What I find unsettling and confusing is the mention of the "heat-safe container". There are several layers of depth hiding there. What's unsafe? How do I know? What could happen if I use an unsafe container?
I know lawyerspeak when I see it. (!)
"Select a cooking mode" - wait but which cooking mode? Also I would focus as well on what happens even before the documentation writing: do I necessarily need a manual to understand the icons used on the oven? If yes then something should be improved when the oven is designed.
The most cursed part, for me, is the fact that Step 3 *pretty clearly* shows a raw chicken placed on just the insert for a broiler pan. The part that is full of holes. "Close the door and start cooking" really takes on a threatening aura.
It does sound sort of basic. But having spent many years reading News of the Weird and visiting Fark, I can assure you that there are people who need instructions even more basic, if not one-on-one training and supervision.
Me being pedantic: Oven cooking? Are we baking? Broiling? Roasting?

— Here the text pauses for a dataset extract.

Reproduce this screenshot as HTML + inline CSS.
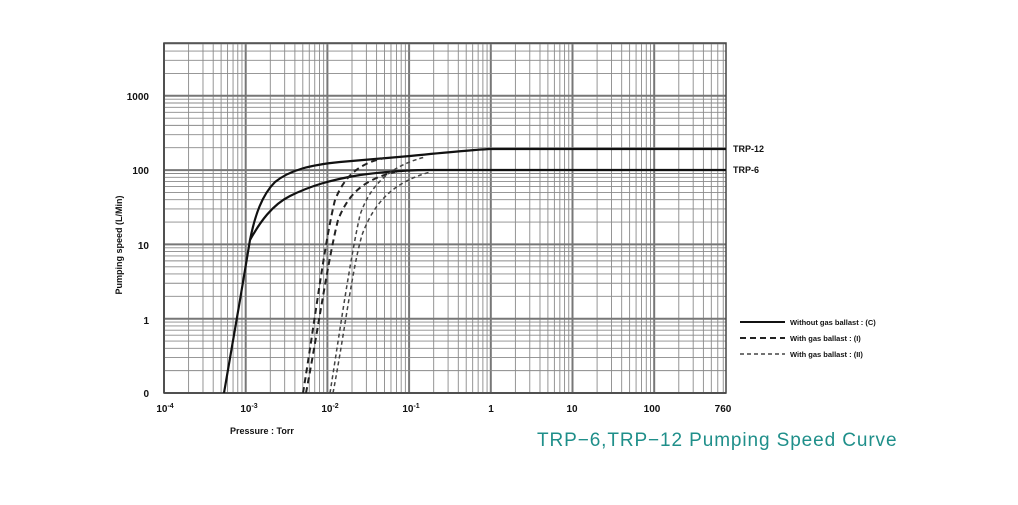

A copywriter differs from a technical author. They specialise in creating text for advertising and marketing purposes to sell products. Their expertise lies in crafting persuasive and engaging copy. The goal of a skilled technical author is to provide precise and unambiguous instructions.
The chicken isn't even in a heat-safe container on the second picture. Some documentation is sadly in place because safe instruction for use is a legal requirement. It's no excuse to do it this horribly though.
I’m not going to defend the quality of the instructions, but would argue you really do need to include the basics. Not all ovens turn on and change modes in the same way. Or you have to turn fans on etc., before it will actually turn on. It is the one manual I nearly always have to look at when we rent a cottage.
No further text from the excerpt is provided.